- _Work required_: Write out, word for word, every line from the first one through the line that holds "(0,0) rectangle (2743,2745);", and nothing else; skip the pictures.

** BEGIN **

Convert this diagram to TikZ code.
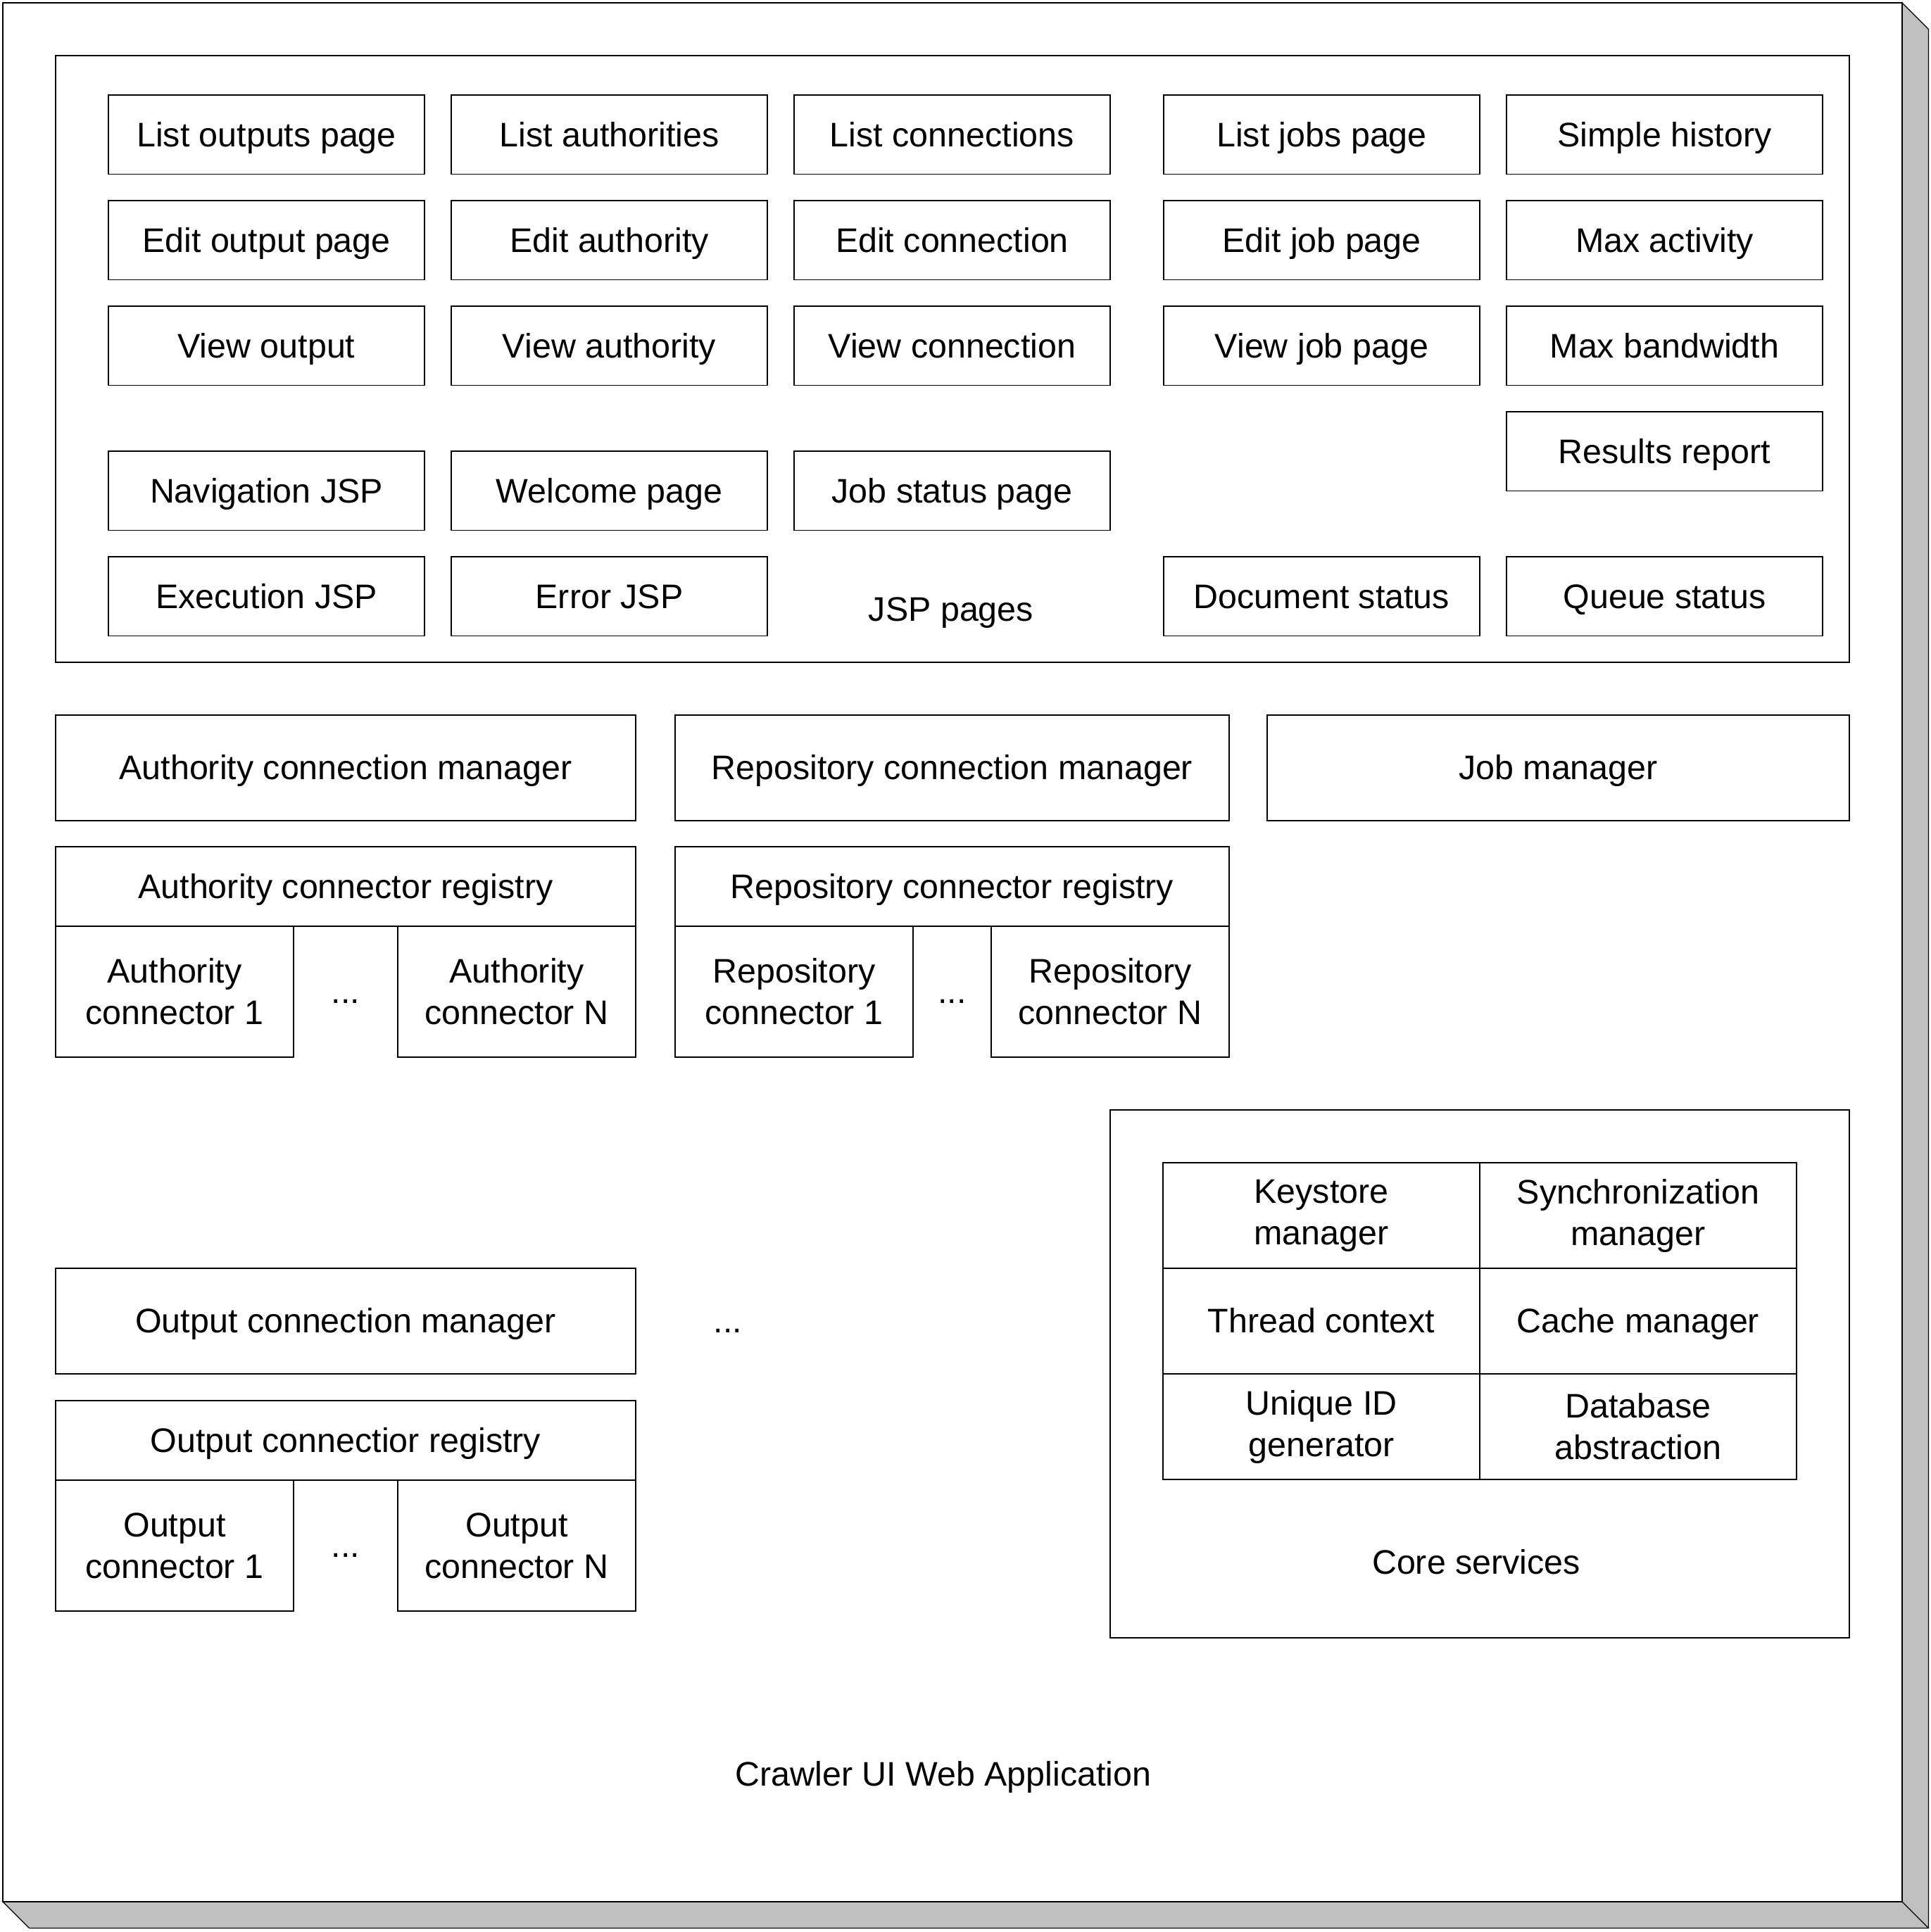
\documentclass[tikz,border=0pt]{standalone}
\usepackage{fontspec}
\setmainfont{Liberation Sans}
\usetikzlibrary{positioning, calc}
\definecolor{shadowgray}{RGB}{192,192,192}

\begin{document}
\begin{tikzpicture}[x=0.25pt, y=-0.25pt, line width=0.3pt,
    every node/.style={font=\fontsize{12.1}{14.75}\selectfont, inner sep=0pt, outer sep=0pt},
    onetext/.style={text height=10.95pt, text depth=2.57pt},
    pagebox/.style={draw, onetext, minimum width=112.25pt, minimum height=28.125pt},
    mgrbox/.style={draw, onetext, minimum height=37.5pt},
    regbox/.style={draw, onetext, minimum height=28.25pt},
    connbox/.style={draw, align=center, minimum width=84.5pt, minimum height=46.5pt},
    cellbox/.style={draw, align=center, minimum width=112.5pt, minimum height=37.5pt},
    gapdots/.style={onetext},
    caption/.style={anchor=base}]
    \useasboundingbox (0,0) rectangle (2743,2745);

    % drop shadow and outer frame
    \filldraw[fill=shadowgray] (2702,4) -- (2739.5,41.5) -- (2739.5,2739.5) -- (41.5,2739.5)
        -- (4,2702) -- (2702,2702) -- cycle;
    \draw (2702,2702) -- (2739.5,2739.5);
    \draw (4,4) rectangle (2702,2702);
    \node[caption] (applabel) at (1340,2537) {Crawler UI Web Application};

    % JSP pages
    \draw (79,79) rectangle (2627,941);
    \node[pagebox, anchor=north west] (listout) at (154,135) {List outputs page};
    \node[pagebox, right=9.5pt of listout] (listauth) {List authorities};
    \node[pagebox, right=9.5pt of listauth] (listconn) {List connections};
    \node[pagebox, right=19pt of listconn] (listjobs) {List jobs page};
    \node[pagebox, right=9.5pt of listjobs] (history) {Simple history};
    \node[pagebox, below=9.375pt of listout] (editout) {Edit output page};
    \node[pagebox, below=9.375pt of listauth] (editauth) {Edit authority};
    \node[pagebox, below=9.375pt of listconn] (editconn) {Edit connection};
    \node[pagebox, below=9.375pt of listjobs] (editjob) {Edit job page};
    \node[pagebox, below=9.375pt of history] (maxact) {Max activity};
    \node[pagebox, below=9.375pt of editout] (viewout) {View output};
    \node[pagebox, below=9.375pt of editauth] (viewauth) {View authority};
    \node[pagebox, below=9.375pt of editconn] (viewconn) {View connection};
    \node[pagebox, below=9.375pt of editjob] (viewjob) {View job page};
    \node[pagebox, below=9.375pt of maxact] (maxbw) {Max bandwidth};
    \node[pagebox, below=9.375pt of maxbw] (results) {Results report};
    \node[pagebox, below=23.375pt of viewout] (nav) {Navigation JSP};
    \node[pagebox, below=23.375pt of viewauth] (welcome) {Welcome page};
    \node[pagebox, below=23.375pt of viewconn] (jobstatus) {Job status page};
    \node[pagebox, below=9.375pt of nav] (exec) {Execution JSP};
    \node[pagebox, below=9.375pt of welcome] (error) {Error JSP};
    \node[pagebox, below=23.375pt of results] (queue) {Queue status};
    \node[pagebox, left=9.5pt of queue] (docstatus) {Document status};
    \node[caption] (jsplabel) at (1351,882) {JSP pages};

    % connection managers
    \node[mgrbox, minimum width=206pt, anchor=north west] (authmgr) at (79,1016) {Authority connection manager};
    \node[mgrbox, minimum width=196.75pt, right=14pt of authmgr] (repomgr) {Repository connection manager};
    \node[mgrbox, minimum width=206.75pt, right=13.5pt of repomgr] (jobmgr) {Job manager};

    \node[regbox, minimum width=206pt, below=9.25pt of authmgr] (authreg) {Authority connector registry};
    \node[connbox, anchor=north west] (authc1) at (authreg.south west) {Authority\\connector 1};
    \node[connbox, anchor=north east] (authcn) at (authreg.south east) {Authority\\connector N};
    \node[gapdots] (authdots) at ($(authc1.east)!0.5!(authcn.west)$) {...};

    \node[regbox, minimum width=196.75pt, below=9.25pt of repomgr] (reporeg) {Repository connector registry};
    \node[connbox, anchor=north west] (repoc1) at (reporeg.south west) {Repository\\connector 1};
    \node[connbox, anchor=north east] (repocn) at (reporeg.south east) {Repository\\connector N};
    \node[gapdots] (repodots) at ($(repoc1.east)!0.5!(repocn.west)$) {...};

    \node[mgrbox, minimum width=206pt, anchor=north west] (outmgr) at (79,1802) {Output connection manager};
    \node[gapdots] (outdots) at (1034,1877) {...};
    \node[regbox, minimum width=206pt, below=9.5pt of outmgr] (outreg) {Output connectior registry};
    \node[connbox, anchor=north west] (outc1) at (outreg.south west) {Output\\connector 1};
    \node[connbox, anchor=north east] (outcn) at (outreg.south east) {Output\\connector N};
    \node[gapdots] (outcdots) at ($(outc1.east)!0.5!(outcn.west)$) {...};

    % core services
    \draw (1577,1577) rectangle (2627,2327);
    \node[cellbox, anchor=north west] (keystore) at (1652,1652) {Keystore\\manager};
    \node[cellbox, right=0pt of keystore] (sync) {Synchronization\\manager};
    \node[cellbox, onetext, below=0pt of keystore] (thread) {Thread context};
    \node[cellbox, onetext, below=0pt of sync] (cache) {Cache manager};
    \node[cellbox, below=0pt of thread] (uniqueid) {Unique ID\\generator};
    \node[cellbox, below=0pt of cache] (database) {Database\\abstraction};
    \node[caption] (corelabel) at (2097,2236) {Core services};
\end{tikzpicture}
\end{document}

** END **

- _Exercise answer_:
Convert this diagram to TikZ code.
\documentclass[tikz,border=0pt]{standalone}
\usepackage{fontspec}
\setmainfont{Liberation Sans}
\usetikzlibrary{positioning, calc}
\definecolor{shadowgray}{RGB}{192,192,192}

\begin{document}
\begin{tikzpicture}[x=0.25pt, y=-0.25pt, line width=0.3pt,
    every node/.style={font=\fontsize{12.1}{14.75}\selectfont, inner sep=0pt, outer sep=0pt},
    onetext/.style={text height=10.95pt, text depth=2.57pt},
    pagebox/.style={draw, onetext, minimum width=112.25pt, minimum height=28.125pt},
    mgrbox/.style={draw, onetext, minimum height=37.5pt},
    regbox/.style={draw, onetext, minimum height=28.25pt},
    connbox/.style={draw, align=center, minimum width=84.5pt, minimum height=46.5pt},
    cellbox/.style={draw, align=center, minimum width=112.5pt, minimum height=37.5pt},
    gapdots/.style={onetext},
    caption/.style={anchor=base}]
    \useasboundingbox (0,0) rectangle (2743,2745);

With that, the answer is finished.